The atmosphere inside Korea Restaurant is surprisingly calm and quiet, despite every table being occupied. When you walk in, you are instantly greeted by two sites: a cute, middle-aged woman with panda earmuffs on her head (who seemed surprised when I pronounced the name of my dish correctly), and an enormous array of food choices that line the wall. It’s almost overwhelming at first; but I knew what I was there for–Jajangmyeon and nothing else.
For those who don’t know, I’ll give you the general run down of Jajangmyeon. Jajangmyeon translates to “noodles with black bean sauce and meat”. Usually the meat is pork, and the dish is served with chopped zucchini and onions (green and red), sesame seeds, and sometimes half of a hard boiled egg.
The Jajangmyeon was phenomenal!
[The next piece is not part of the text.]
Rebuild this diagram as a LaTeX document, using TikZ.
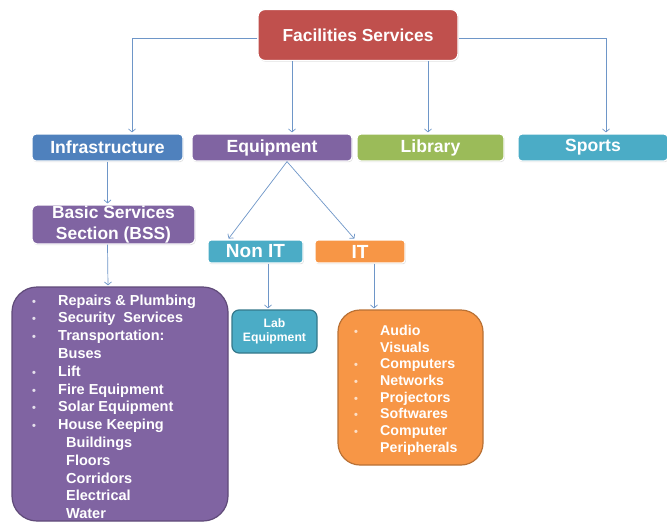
\documentclass[tikz,border=0pt]{standalone}
\usepackage{fontspec}
\setmainfont{Liberation Sans}
\usetikzlibrary{arrows.meta,shadows}

\definecolor{redbox}{HTML}{C0504D}
\definecolor{bluebox}{HTML}{4F81BD}
\definecolor{purplebox}{HTML}{8064A2}
\definecolor{greenbox}{HTML}{9BBB59}
\definecolor{aquabox}{HTML}{4BACC6}
\definecolor{orangebox}{HTML}{F79646}
\definecolor{linkcol}{HTML}{6E96C8}

\newcommand{\pbul}{\textcolor{purplebox!20}{\fontsize{11}{11}\selectfont\textbullet}}
\newcommand{\obul}{\textcolor{orangebox!30}{\fontsize{11}{11}\selectfont\textbullet}}

\begin{document}
\begin{tikzpicture}[x=1pt,y=-1pt,
        box/.style={draw=white,line width=1.2pt,text=white,font=\bfseries,
            drop shadow={shadow xshift=0.8pt,shadow yshift=-1.2pt,opacity=0.25}},
        listbox/.style={line width=1.2pt,text=white,font=\bfseries},
        link/.style={draw=linkcol,line width=0.7pt,shorten >=1pt,
            -{Straight Barb[length=3pt,width=7pt]}}]
        \useasboundingbox[fill=white] (0,0) rectangle (667,523);

        \node[box,fill=redbox,rounded corners=7pt,minimum width=200pt,minimum height=51pt,
            font=\fontsize{17.4}{20}\bfseries] (top) at (358,35) {Facilities Services};

        \node[box,fill=bluebox,rounded corners=4pt,minimum width=151pt,minimum height=27pt,
            font=\fontsize{17.6}{20}\bfseries] (infra) at (107.5,147.5) {Infrastructure};
        \node[box,fill=purplebox,rounded corners=4pt,minimum width=160pt,minimum height=27pt,
            font=\fontsize{17.6}{20}\bfseries] (equip) at (272,147.5) {Equipment};
        \node[box,fill=greenbox,rounded corners=4pt,minimum width=147pt,minimum height=27pt,
            font=\fontsize{17.6}{20}\bfseries] (lib) at (430.5,147.5) {Library};
        \node[box,fill=aquabox,rounded corners=4pt,minimum width=150pt,minimum height=27pt,
            font=\fontsize{17.6}{20}\bfseries] (sports) at (593,147.5) {Sports};

        \node[box,fill=purplebox,rounded corners=5pt,minimum width=163pt,minimum height=39pt,
            align=center,inner sep=0pt,font=\fontsize{17.4}{21.5}\bfseries] (bss) at (113.5,224.5)
            {Basic Services\\Section (BSS)};

        \node[box,fill=aquabox,rounded corners=3pt,minimum width=95pt,minimum height=23pt,
            font=\fontsize{19}{20}\bfseries] (nonit) at (255.5,251.5) {Non IT};
        \node[box,fill=orangebox,rounded corners=3pt,minimum width=90pt,minimum height=23pt,
            font=\fontsize{19}{20}\bfseries] (it) at (360,251.5) {IT};

        \node[listbox,fill=purplebox,draw=purplebox!75!black,rounded corners=25pt,
            minimum width=216pt,minimum height=234pt] (bsslist) at (120,404) {};
        \node[listbox,fill=aquabox,draw=aquabox!70!black,rounded corners=7pt,
            minimum width=85pt,minimum height=43pt,align=center,inner sep=0pt,
            font=\fontsize{12.2}{13.5}\bfseries] (lab) at (274.5,331.5) {Lab\\Equipment};
        \node[listbox,fill=orangebox,draw=orangebox!75!black,rounded corners=22pt,
            minimum width=145pt,minimum height=155pt] (itlist) at (410.5,387.5) {};

        \node[anchor=north west,inner sep=0pt,text=white,font=\fontsize{14.5}{17.8}\bfseries]
            (bssitems) at (32,292.5) {%
            \begin{tabular}{@{}p{26pt}@{}l@{}}
            \pbul & Repairs \& Plumbing\\
            \pbul & Security\ \ Services\\
            \pbul & Transportation:\\
             & Buses\\
            \pbul & Lift\\
            \pbul & Fire Equipment\\
            \pbul & Solar Equipment\\
            \pbul & House Keeping\\
             & \hspace{8pt}Buildings\\
             & \hspace{8pt}Floors\\
             & \hspace{8pt}Corridors\\
             & \hspace{8pt}Electrical\\
             & \hspace{8pt}Water
            \end{tabular}};

        \node[anchor=north west,inner sep=0pt,text=white,font=\fontsize{14.2}{16.7}\bfseries]
            (ititems) at (354,323.5) {%
            \begin{tabular}{@{}p{26pt}@{}l@{}}
            \obul & Audio\\
             & Visuals\\
            \obul & Computers\\
            \obul & Networks\\
            \obul & Projectors\\
            \obul & Softwares\\
            \obul & Computer\\
             & Peripherals
            \end{tabular}};

        \draw[link] ([yshift=-3pt]top.west) -| ([xshift=24.5pt]infra.north);
        \draw[link] ([yshift=-3pt]top.east) -| ([xshift=13pt]sports.north);
        \draw[link] ([xshift=-66pt]top.south) -- ([xshift=20pt]equip.north);
        \draw[link] ([xshift=70pt]top.south) -- ([xshift=-2.5pt]lib.north);

        \draw[link] (infra.south) -- ([xshift=-6pt]bss.north);
        \draw[link] ([xshift=-6pt]bss.south) -- ([xshift=-12pt]bsslist.north);

        \draw[link] ([xshift=15pt]equip.south) -- ([xshift=-27.5pt]nonit.north);
        \draw[link] ([xshift=15pt]equip.south) -- ([xshift=-5pt]it.north);
        \draw[link] ([xshift=12.5pt]nonit.south) -- ([xshift=-6.5pt]lab.north);
        \draw[link] ([xshift=14pt]it.south) -- ([xshift=-36.5pt]itlist.north);
    \end{tikzpicture}
\end{document}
It was served piping hot and in a stainless steel bowl so it stayed warmer much longer than normal. As you can see, the portion size was large–much larger than I expected–and I could not have finished it all even if I was starving. The sauce itself is super rich and thick and the noodles are heavy, so it fills you up quickly. Luckily, I’ve spent my whole life eating, so I knew how to pace myself.
If I hadn’t filled up so quickly, I would have licked that bowl clean. When thinking about trying Jajangmyeon, I got nervous, because I read that the sauce is often loaded with red onions and even though I like red onions, they can become too powerful of a flavor. I didn’t have that problem though, as the ingredients were perfectly proportioned! Although, mine came with the egg, but it was quickly moved to the side because this is one girl who does not like hard boiled eggs. Once the egg was out of the way, though, I was able to go to town on the food! Honestly, you have no choice but to go all in when you’re eating Jajangmyeon; the sauce makes the noodles so slippery that unless you grab a heap full with your chopsticks they’ll slide right off. Every bite was taken with care, and every taste was loved and appreciated.
This meal rang in at a whopping $10.99. Now, for some $10.99 is a bit pricey for one meal, and for others it’s not. After I saw the portion size, the price felt reasonable to me because the left over amount of Jajangmyeon I have is enough to make another lunch or dinner.
All-in-all, I would give this a 9.5/10. The obscure location of Korea Restaurant is the only cause for losing half a star: missing the restaurant=missing the Jajangmyeon. If you’ve got the eyes and you’ve got the money, though, look for a place near you that sells jajangmyeon as quickly as possible.